28 settembre 2024
di Francesco Ramella
Se la casa brucia occorre fare presto. Poco importa se all’interno c’è anche un dipinto prezioso che potrebbe essere irrimediabilmente danneggiato dall’uso di un idrante. E, ci viene ripetuto incessantemente, la Terra sta bruciando e occorre fare presto. Poi, però, quando dalle parole si deve passare alle azioni, alcuni tra i più duri e puri catastrofisti non sembrano brillare per coerenza.
Lo si è visto di recente con la decisione della Sardegna di impedire l’installazione di fonti rinnovabili su oltre il 99% del territorio regionale e, nuovamente, con l’appello al Presidente della Repubblica sottoscritto da 100 vip e intellettuali contro la realizzazione di un parco eolico a Orvieto che “avrebbe impatti devastanti sul paesaggio e metterebbe a repentaglio le economie locali”.
Entrambe le posizioni fanno emergere come, anche in questo caso, non ci siano pasti gratis ma solo trade-off. Le rinnovabili comportano minori esternalità dal punto di vista delle emissioni ma sono più impattanti per il territorio. Come uscirne? La strada della imposizione da parte dello Stato può certamente essere efficace ma non è accettabile da parte di chi pensa che nessuno possa subire un’aggressione da terzi. L’altra opzione è quella della persuasione e della compensazione monetaria di chi è danneggiato.
C’è poi la possibilità di scegliere una tecnologia alternativa, quella nucleare, il cui impatto su paesaggio e territorio è di gran lunga più contenuto. Il problema è che il catastrofista e difensore del paesaggio è, spesso e volentieri, anche contrario a questa soluzione e per decenni l’ha osteggiata sempre facendo leva, invece che sulle non brillanti prestazioni in termini di costi e tempi di costruzione degli impianti, su un allarmismo che di scientifico ha assai poco.

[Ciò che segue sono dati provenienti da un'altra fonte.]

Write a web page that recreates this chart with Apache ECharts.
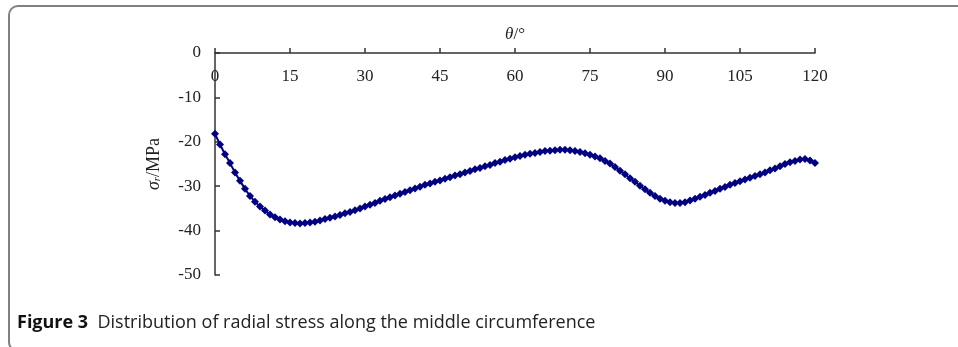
<!DOCTYPE html>
<html>
<head>
<meta charset="utf-8">
<script src="https://cdn.jsdelivr.net/npm/echarts@6/dist/echarts.min.js"></script>
<style>
html,body{margin:0;padding:0;background:#fff;}
#c{width:958px;height:347px;}
</style>
</head>
<body>
<div id="c"></div>
<script>
var theta = [];
for (var d = 0; d <= 120; d++) theta.push(d);
var stress = [
-18.2,-20.6,-22.8,-24.8,-26.9,-28.8,-30.6,-32.2,-33.5,-34.6,
-35.5,-36.4,-37.0,-37.5,-37.9,-38.2,-38.3,-38.4,-38.3,-38.2,
-38.0,-37.7,-37.4,-37.1,-36.8,-36.5,-36.1,-35.8,-35.4,-35.0,
-34.6,-34.2,-33.8,-33.3,-32.9,-32.5,-32.1,-31.7,-31.3,-30.9,
-30.5,-30.1,-29.7,-29.4,-29.0,-28.7,-28.3,-28.0,-27.6,-27.3,
-26.9,-26.6,-26.2,-25.9,-25.5,-25.2,-24.8,-24.5,-24.1,-23.8,
-23.5,-23.2,-22.9,-22.7,-22.5,-22.3,-22.1,-22.0,-21.9,-21.8,
-21.8,-21.9,-22.1,-22.3,-22.6,-22.9,-23.3,-23.7,-24.3,-24.9,
-25.7,-26.5,-27.3,-28.2,-29.0,-29.9,-30.7,-31.5,-32.2,-32.8,
-33.3,-33.6,-33.8,-33.8,-33.6,-33.2,-32.8,-32.4,-32.0,-31.5,
-31.1,-30.6,-30.2,-29.7,-29.3,-28.9,-28.5,-28.1,-27.7,-27.3,
-26.9,-26.4,-26.0,-25.5,-25.0,-24.6,-24.3,-24.0,-23.9,-24.2,
-24.8
];
var xTicks = [0,15,30,45,60,75,90,105,120];
var yTicks = [0,-10,-20,-30,-40,-50];
var caption = 'Distribution of radial stress along the middle circumference';

var serif = '"Liberation Serif","Times New Roman",serif';
var chart = echarts.init(document.getElementById('c'), null, {renderer:'canvas'});
var pts = theta.map(function(t,i){return [t, stress[i]];});
chart.setOption({
  animation:false,
  backgroundColor:'#fff',
  grid:{left:215, top:53, width:600, height:222, containLabel:false},
  xAxis:{
    type:'value', position:'top', min:xTicks[0], max:xTicks[xTicks.length-1], interval:15,
    axisLine:{show:true, onZero:false, lineStyle:{color:'#333', width:1.5}},
    axisTick:{show:true, inside:false, length:5, lineStyle:{color:'#333', width:1.5}},
    axisLabel:{inside:true, margin:15, fontSize:17, fontFamily:serif, color:'#222'},
    splitLine:{show:false},
    name:'{i|θ}{n|/°}', nameLocation:'middle', nameGap:10,
    nameTextStyle:{rich:{i:{fontStyle:'italic', fontSize:17, fontFamily:serif, color:'#222'}, n:{fontSize:17, fontFamily:serif, color:'#222'}}}
  },
  yAxis:{
    type:'value', min:yTicks[yTicks.length-1], max:yTicks[0], interval:10,
    axisLine:{show:true, onZero:false, lineStyle:{color:'#333', width:1.5}},
    axisTick:{show:true, inside:true, length:5, lineStyle:{color:'#333', width:1.5}},
    axisLabel:{margin:14, fontSize:17, fontFamily:serif, color:'#222'},
    splitLine:{show:false},
    name:'{i|σ}{s|r}{n|/MPa}', nameLocation:'middle', nameGap:52, nameRotate:90,
    nameTextStyle:{rich:{
      i:{fontStyle:'italic', fontSize:18, fontFamily:serif, color:'#222'},
      s:{fontStyle:'italic', fontSize:11, fontFamily:serif, color:'#222', verticalAlign:'bottom', padding:[7,0,0,0]},
      n:{fontSize:18, fontFamily:serif, color:'#222'}}}
  },
  series:[{
    type:'line', data:pts, symbol:'diamond', symbolSize:8, showAllSymbol:true,
    itemStyle:{color:'#000080'}, lineStyle:{color:'#000080', width:2}
  }],
  graphic:[
    {type:'rect', shape:{x:9, y:6, width:970, height:345, r:9}, style:{fill:'none', stroke:'#808080', lineWidth:2}, silent:true},
    {type:'text', left:17, top:314, style:{
      text:'{b|Figure 3}{r|  '+caption+'}',
      rich:{b:{fontWeight:'bold', fontSize:18, fontFamily:'"Open Sans",sans-serif', fill:'#111'},
            r:{fontSize:18, fontFamily:'"Open Sans",sans-serif', fill:'#222'}}
    }}
  ]
});
</script>
</body>
</html>
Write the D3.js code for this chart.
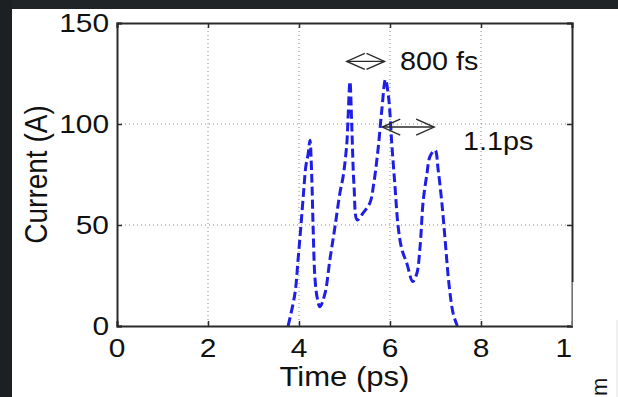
<!DOCTYPE html>
<html>
<head>
<meta charset="utf-8">
<script src="https://cdn.jsdelivr.net/npm/d3@7"></script>
<style>
  html, body { margin: 0; padding: 0; background: #fff; }
  svg { display: block; }
  text { font-family: "Liberation Sans", Arial, Helvetica, sans-serif; fill: #111; }
</style>
</head>
<body>
<svg id="chart" width="618" height="397"></svg>
<script>
// Beam current profile (Time in ps, Current in A)
const timePs = [3.76, 3.91, 3.98, 4.04, 4.10, 4.15, 4.20, 4.24, 4.28, 4.31, 4.35, 4.40, 4.46,
  4.57, 4.68, 4.79, 4.90, 4.97, 5.05, 5.08, 5.12, 5.16, 5.21, 5.28, 5.41, 5.56, 5.64, 5.74,
  5.82, 5.90, 5.97, 6.04, 6.11, 6.18, 6.26, 6.37, 6.50, 6.59, 6.66, 6.73, 6.81, 6.88, 6.99,
  7.06, 7.14, 7.21, 7.30, 7.39, 7.48];
const currentA = [0, 16, 33, 49, 66, 79, 85, 92, 74, 49, 24, 14, 9.5,
  16, 33, 49, 66, 74, 90, 104, 121, 99, 69, 52.5, 56, 61, 70, 88,
  107, 122, 113, 90, 69, 49, 38, 31, 22, 26, 39, 62, 75, 84, 87,
  77, 61, 43, 20, 6, 0];

const xTicks = [0, 2, 4, 6, 8, 10];
const yTicks = [0, 50, 100, 150];
const xGrid = [2, 4, 6, 8];
const yGrid = [50, 100];

// Pulse-width annotations: [start ps, end ps, current A, label]
const widthNotes = [
  { t0: 5.05, t1: 5.88, y: 131, label: "800 fs", lx: 400, ly: 70 },
  { t0: 5.83, t1: 6.97, y: 98.5, label: "1.1ps", lx: 463, ly: 150 }
];

const svg = d3.select("#chart");
const W = 618, H = 397;
const plotL = 117, plotR = 572, plotT = 23, plotB = 326;
const stretch = 1.15;

const x = d3.scaleLinear().domain([0, 10]).range([plotL, plotR]);
const y = d3.scaleLinear().domain([0, 150]).range([plotB, plotT]);

// slide backdrop: dark frame on the top and left edges
svg.append("rect").attr("width", W).attr("height", H).attr("fill", "#fff");
svg.append("rect").attr("x", 0).attr("y", 0).attr("width", W).attr("height", 9).attr("fill", "#212427");
svg.append("rect").attr("x", 0).attr("y", 0).attr("width", 12).attr("height", H).attr("fill", "#1d2023");

// dotted grid
const grid = svg.append("g").attr("stroke", "#8a8a8a").attr("stroke-width", 1).attr("stroke-dasharray", "1,3");
grid.selectAll("line.gx").data(xGrid).join("line").attr("class", "gx")
  .attr("x1", d => x(d)).attr("x2", d => x(d)).attr("y1", plotT).attr("y2", plotB);
grid.selectAll("line.gy").data(yGrid).join("line").attr("class", "gy")
  .attr("x1", plotL).attr("x2", plotR).attr("y1", d => y(d)).attr("y2", d => y(d));

// current trace
const line = d3.line().x((d, i) => x(timePs[i])).y(d => y(d)).curve(d3.curveCatmullRom.alpha(0.5));
svg.append("path")
  .attr("d", line(currentA))
  .attr("fill", "none")
  .attr("stroke", "#1e1ee6")
  .attr("stroke-width", 3)
  .attr("stroke-dasharray", "9,4");

// axes box with inward ticks on all four sides
const axisColor = "#2a2a2a";
const axB = d3.axisBottom(x).tickValues(xTicks).tickSize(-5).tickFormat("");
const axT = d3.axisTop(x).tickValues(xTicks).tickSize(-5).tickFormat("");
const axL = d3.axisLeft(y).tickValues(yTicks).tickSize(-5).tickFormat("");
const axR = d3.axisRight(y).tickValues(yTicks).tickSize(-5).tickFormat("");
[[axB, `translate(0,${plotB})`], [axT, `translate(0,${plotT})`],
 [axL, `translate(${plotL},0)`], [axR, `translate(${plotR},0)`]].forEach(([ax, tr]) => {
  const g = svg.append("g").attr("transform", tr).call(ax);
  g.select(".domain").attr("stroke", axisColor).attr("stroke-width", 2);
  g.selectAll(".tick line").attr("stroke", axisColor).attr("stroke-width", 1.5);
});

// horizontally stretched text helper
function label(xp, yp, str, size, anchor) {
  const g = svg.append("g").attr("transform", `translate(${xp},${yp}) scale(${stretch},1)`);
  return g.append("text").attr("x", 0).attr("y", 0)
    .attr("font-size", size).attr("text-anchor", anchor).text(str);
}

xTicks.forEach(d => label(x(d), 357, d, 26, "middle"));
yTicks.forEach(d => label(plotL - 8, y(d) + 9, d, 26, "end"));

label((plotL + plotR) / 2, 386, "Time (ps)", 27, "middle");
// rotated y label, glyphs widened across the reading direction
{
  const g = svg.append("g").attr("transform", `translate(47,${(plotT + plotB) / 2}) rotate(-90) scale(1,${stretch})`);
  g.append("text").attr("font-size", 28).attr("text-anchor", "middle").text("Current (A)");
}

// pulse width arrows and labels
const arrowColor = "#2b2b2b";
widthNotes.forEach(n => {
  const x0 = x(n.t0), x1 = x(n.t1), yy = y(n.y);
  const head = Math.min(18, (x1 - x0) / 2), hh = 8;
  const g = svg.append("g").attr("fill", "none").attr("stroke", arrowColor).attr("stroke-width", 1.4);
  g.append("line").attr("x1", x0).attr("x2", x1).attr("y1", yy).attr("y2", yy);
  g.append("path").attr("d", `M${x0 + head},${yy - hh}L${x0},${yy}L${x0 + head},${yy + hh}`);
  g.append("path").attr("d", `M${x1 - head},${yy - hh}L${x1},${yy}L${x1 - head},${yy + hh}`);
  label(n.lx, n.ly, n.label, 25, "start");
});

// lower-right corner of the slide: blank panel over the frame edge
svg.append("rect").attr("x", 573).attr("y", 282).attr("width", 40).attr("height", H - 282).attr("fill", "#fff");
svg.append("line").attr("x1", 572).attr("x2", 572).attr("y1", 282).attr("y2", plotB)
  .attr("stroke", "#bdbdbd").attr("stroke-width", 1);
svg.append("line").attr("x1", 617).attr("x2", 617).attr("y1", 320).attr("y2", H)
  .attr("stroke", "#e2e2e2").attr("stroke-width", 1);
svg.append("g").attr("transform", "translate(607,396) rotate(-90)")
  .append("text").attr("font-size", 22).attr("text-anchor", "start").text("m");
</script>
</body>
</html>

Altra via non c’è se non quella della decrescita che non sembra però avere particolari chance di coagulare su di sé il supporto di una maggioranza di persone da noi e, tantomeno, nei Paesi a reddito più basso che di energia ne vorrebbero molta di più e dalle cui scelte dipende in larga misura il futuro del clima. Noi dobbiamo fare la nostra parte ma consapevoli di essere ormai dei comprimari.
A voler fare i primi della classe rischiamo di farci molto male senza che gli altri quasi si accorgano del nostro sacrificio. Certo, se il cambiamento climatico non è un problema da risolvere al minimo costo economico e ambientale ma uno strumento per rivoltare come un calzino un sistema economico inviso allora la strategia del niet a tutto è la migliore possibile.